Personal information
- Full name: Christopher Paul Lello
- Born: 23 March 1971 (age 55) Penzance, Cornwall, England
- Batting: Left-handed
- Bowling: Right-arm medium

Domestic team information
- 1994-2000: Cornwall

Career statistics
| Competition | LA |
| Matches | 3 |
| Runs scored | 37 |
| Batting average | 12.33 |
| 100s/50s | –/– |
| Top score | 20 |
| Balls bowled | 48 |
| Wickets | 1 |
| Bowling average | 55.00 |
| 5 wickets in innings | – |
| 10 wickets in match | – |
| Best bowling | 1/43 |
| Catches/stumpings | 2/– |
- Source: Cricinfo, 17 October 2010

= Christopher Lello =

English cricketer

Christopher Paul Lello (born 23 February 1971) is a former English cricketer. Lello was a left-handed batsman who bowled right-arm medium pace. He was born at Penzance, Cornwall.

Lello made his Minor Counties Championship debut for Cornwall in 1994 against Wiltshire. From 1994 to 2000, he represented the county in 30 Minor Counties Championship matches, the last of which came against Cheshire. Lello also represented Cornwall in the MCCA Knockout Trophy. His debut in that competition came against Wales Minor Counties in 1996. From 1996 to 2000, he represented the county in 6 Trophy matches, the last of which came against Devon.

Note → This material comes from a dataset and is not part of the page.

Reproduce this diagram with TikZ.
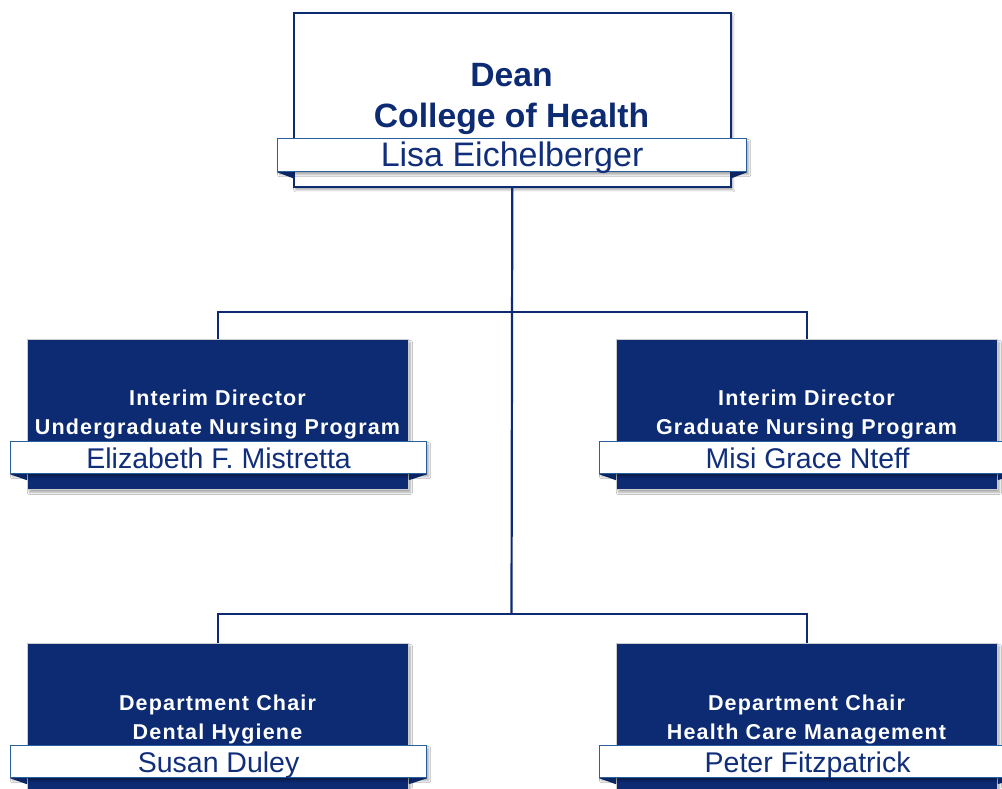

Lello also represented Cornwall in 3 List A matches. These came against Warwickshire in the 1996 NatWest Trophy, Cumberland in the 1999 NatWest Trophy and Norfolk in the 2000 NatWest Trophy. In his 3 List A matches, he scored 20 runs at a batting average of 12.33, with a high score of 20. In the field he took 2 catches. With the ball he took a single wicket at a bowling average of 55.00, with best figures of 1/43.